#### Material provided:

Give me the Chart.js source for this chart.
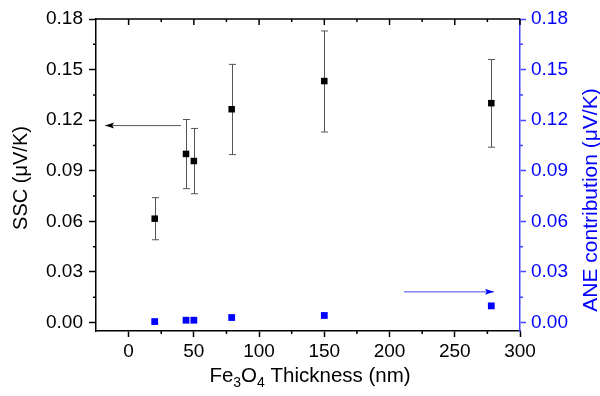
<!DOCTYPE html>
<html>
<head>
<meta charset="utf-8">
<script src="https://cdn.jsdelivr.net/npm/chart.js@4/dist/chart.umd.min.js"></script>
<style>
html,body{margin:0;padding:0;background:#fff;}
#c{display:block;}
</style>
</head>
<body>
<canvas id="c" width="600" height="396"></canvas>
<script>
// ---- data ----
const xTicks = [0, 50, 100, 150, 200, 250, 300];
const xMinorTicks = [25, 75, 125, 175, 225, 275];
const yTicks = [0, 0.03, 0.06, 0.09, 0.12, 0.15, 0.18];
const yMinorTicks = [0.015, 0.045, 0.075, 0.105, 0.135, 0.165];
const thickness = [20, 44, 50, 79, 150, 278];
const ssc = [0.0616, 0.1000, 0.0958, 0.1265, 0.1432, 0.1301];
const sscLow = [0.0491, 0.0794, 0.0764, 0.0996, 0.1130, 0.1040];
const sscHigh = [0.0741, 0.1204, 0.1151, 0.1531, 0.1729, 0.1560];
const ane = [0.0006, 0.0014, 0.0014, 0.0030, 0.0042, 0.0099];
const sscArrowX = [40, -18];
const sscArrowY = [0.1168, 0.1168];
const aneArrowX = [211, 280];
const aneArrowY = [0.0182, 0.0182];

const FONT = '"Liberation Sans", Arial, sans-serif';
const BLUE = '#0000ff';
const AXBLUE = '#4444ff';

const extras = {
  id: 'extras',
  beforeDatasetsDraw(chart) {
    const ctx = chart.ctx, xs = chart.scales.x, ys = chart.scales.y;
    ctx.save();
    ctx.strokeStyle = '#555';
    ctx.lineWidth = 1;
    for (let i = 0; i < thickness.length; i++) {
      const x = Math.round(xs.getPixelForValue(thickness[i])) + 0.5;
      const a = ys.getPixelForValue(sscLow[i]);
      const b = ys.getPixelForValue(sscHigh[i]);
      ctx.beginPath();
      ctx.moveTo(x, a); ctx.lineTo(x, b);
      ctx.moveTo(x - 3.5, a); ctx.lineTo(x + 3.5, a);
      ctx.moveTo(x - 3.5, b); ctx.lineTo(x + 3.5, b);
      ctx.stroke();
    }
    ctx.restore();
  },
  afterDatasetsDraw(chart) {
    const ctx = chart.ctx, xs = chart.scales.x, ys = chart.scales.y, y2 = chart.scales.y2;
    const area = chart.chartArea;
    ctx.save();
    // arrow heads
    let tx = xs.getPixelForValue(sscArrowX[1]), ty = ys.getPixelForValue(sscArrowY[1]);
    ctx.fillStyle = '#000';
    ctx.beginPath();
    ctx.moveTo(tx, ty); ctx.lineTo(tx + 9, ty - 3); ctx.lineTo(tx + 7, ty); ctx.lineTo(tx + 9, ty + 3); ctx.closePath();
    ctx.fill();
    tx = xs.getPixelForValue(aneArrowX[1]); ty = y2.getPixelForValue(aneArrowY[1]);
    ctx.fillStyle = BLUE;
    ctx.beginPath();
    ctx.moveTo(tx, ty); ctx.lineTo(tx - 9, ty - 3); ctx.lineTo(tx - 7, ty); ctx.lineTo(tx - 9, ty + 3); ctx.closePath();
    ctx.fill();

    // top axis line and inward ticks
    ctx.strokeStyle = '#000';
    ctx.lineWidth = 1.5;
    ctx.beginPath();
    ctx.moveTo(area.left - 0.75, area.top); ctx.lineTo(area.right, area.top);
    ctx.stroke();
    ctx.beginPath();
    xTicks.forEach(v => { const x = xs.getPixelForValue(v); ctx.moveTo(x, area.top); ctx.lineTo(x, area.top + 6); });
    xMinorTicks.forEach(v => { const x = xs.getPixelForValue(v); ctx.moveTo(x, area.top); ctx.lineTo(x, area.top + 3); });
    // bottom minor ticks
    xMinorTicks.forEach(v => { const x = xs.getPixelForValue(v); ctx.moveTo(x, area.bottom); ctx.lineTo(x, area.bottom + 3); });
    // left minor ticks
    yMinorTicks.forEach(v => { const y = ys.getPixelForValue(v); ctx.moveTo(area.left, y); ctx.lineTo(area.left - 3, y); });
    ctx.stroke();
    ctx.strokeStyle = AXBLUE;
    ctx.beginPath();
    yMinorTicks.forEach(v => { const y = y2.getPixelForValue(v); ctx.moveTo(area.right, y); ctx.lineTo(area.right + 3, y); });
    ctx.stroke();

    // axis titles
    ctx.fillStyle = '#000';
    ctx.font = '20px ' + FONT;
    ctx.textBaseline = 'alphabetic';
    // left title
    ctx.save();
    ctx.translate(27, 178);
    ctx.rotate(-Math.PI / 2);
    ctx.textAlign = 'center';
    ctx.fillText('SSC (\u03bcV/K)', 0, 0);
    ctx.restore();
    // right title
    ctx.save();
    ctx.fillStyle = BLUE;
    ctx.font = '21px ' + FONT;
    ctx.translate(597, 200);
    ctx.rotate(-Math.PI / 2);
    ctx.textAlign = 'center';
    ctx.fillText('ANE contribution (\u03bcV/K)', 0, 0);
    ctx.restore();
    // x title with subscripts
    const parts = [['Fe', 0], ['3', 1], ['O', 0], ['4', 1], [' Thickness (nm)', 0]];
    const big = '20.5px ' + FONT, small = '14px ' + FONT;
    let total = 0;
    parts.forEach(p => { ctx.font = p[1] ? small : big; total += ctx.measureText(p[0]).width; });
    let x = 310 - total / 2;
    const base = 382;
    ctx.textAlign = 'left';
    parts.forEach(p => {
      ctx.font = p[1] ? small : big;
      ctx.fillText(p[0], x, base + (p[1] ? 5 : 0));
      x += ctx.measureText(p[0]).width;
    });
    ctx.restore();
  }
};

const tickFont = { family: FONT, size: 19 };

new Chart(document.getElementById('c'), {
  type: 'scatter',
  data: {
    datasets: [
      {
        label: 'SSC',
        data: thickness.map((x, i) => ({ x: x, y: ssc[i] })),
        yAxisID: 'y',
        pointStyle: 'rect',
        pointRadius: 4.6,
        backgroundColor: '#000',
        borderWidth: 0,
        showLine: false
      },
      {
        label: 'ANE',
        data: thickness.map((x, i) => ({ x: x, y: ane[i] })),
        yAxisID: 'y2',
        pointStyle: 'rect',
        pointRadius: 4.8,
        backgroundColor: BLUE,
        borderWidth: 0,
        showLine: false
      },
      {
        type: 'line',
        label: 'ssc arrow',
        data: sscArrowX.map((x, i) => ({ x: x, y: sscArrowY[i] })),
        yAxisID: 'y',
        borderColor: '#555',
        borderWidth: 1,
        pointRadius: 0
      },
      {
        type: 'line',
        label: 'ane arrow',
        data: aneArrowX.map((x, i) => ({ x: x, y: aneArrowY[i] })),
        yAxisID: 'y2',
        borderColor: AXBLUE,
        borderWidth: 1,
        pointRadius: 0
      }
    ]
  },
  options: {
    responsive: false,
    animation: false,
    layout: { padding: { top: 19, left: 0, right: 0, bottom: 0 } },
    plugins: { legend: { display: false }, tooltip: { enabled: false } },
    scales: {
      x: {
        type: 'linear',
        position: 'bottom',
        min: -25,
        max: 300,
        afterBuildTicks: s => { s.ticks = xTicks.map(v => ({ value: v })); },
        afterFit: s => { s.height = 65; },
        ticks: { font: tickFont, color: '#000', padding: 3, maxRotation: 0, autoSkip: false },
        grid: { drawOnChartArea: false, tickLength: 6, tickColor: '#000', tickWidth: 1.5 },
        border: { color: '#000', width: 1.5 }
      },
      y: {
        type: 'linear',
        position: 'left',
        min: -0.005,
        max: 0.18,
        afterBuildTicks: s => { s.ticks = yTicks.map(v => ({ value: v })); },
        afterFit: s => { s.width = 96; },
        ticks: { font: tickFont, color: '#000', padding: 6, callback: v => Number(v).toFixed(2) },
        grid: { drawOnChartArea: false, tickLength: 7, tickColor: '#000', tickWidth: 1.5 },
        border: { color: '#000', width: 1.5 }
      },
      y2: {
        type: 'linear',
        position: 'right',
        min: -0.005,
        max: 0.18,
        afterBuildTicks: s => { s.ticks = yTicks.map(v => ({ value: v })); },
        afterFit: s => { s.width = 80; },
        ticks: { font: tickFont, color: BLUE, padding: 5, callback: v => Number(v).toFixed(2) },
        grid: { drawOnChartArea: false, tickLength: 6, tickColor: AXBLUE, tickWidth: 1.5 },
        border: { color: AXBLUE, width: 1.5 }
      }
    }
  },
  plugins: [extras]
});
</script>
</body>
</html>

#### Directive:
Pictures stay out. Print the data exactly, from its first line through the line containing "const AXBLUE = '#4444ff';".

#### Solved problem:
Give me the Chart.js source for this chart.
<!DOCTYPE html>
<html>
<head>
<meta charset="utf-8">
<script src="https://cdn.jsdelivr.net/npm/chart.js@4/dist/chart.umd.min.js"></script>
<style>
html,body{margin:0;padding:0;background:#fff;}
#c{display:block;}
</style>
</head>
<body>
<canvas id="c" width="600" height="396"></canvas>
<script>
// ---- data ----
const xTicks = [0, 50, 100, 150, 200, 250, 300];
const xMinorTicks = [25, 75, 125, 175, 225, 275];
const yTicks = [0, 0.03, 0.06, 0.09, 0.12, 0.15, 0.18];
const yMinorTicks = [0.015, 0.045, 0.075, 0.105, 0.135, 0.165];
const thickness = [20, 44, 50, 79, 150, 278];
const ssc = [0.0616, 0.1000, 0.0958, 0.1265, 0.1432, 0.1301];
const sscLow = [0.0491, 0.0794, 0.0764, 0.0996, 0.1130, 0.1040];
const sscHigh = [0.0741, 0.1204, 0.1151, 0.1531, 0.1729, 0.1560];
const ane = [0.0006, 0.0014, 0.0014, 0.0030, 0.0042, 0.0099];
const sscArrowX = [40, -18];
const sscArrowY = [0.1168, 0.1168];
const aneArrowX = [211, 280];
const aneArrowY = [0.0182, 0.0182];

const FONT = '"Liberation Sans", Arial, sans-serif';
const BLUE = '#0000ff';
const AXBLUE = '#4444ff';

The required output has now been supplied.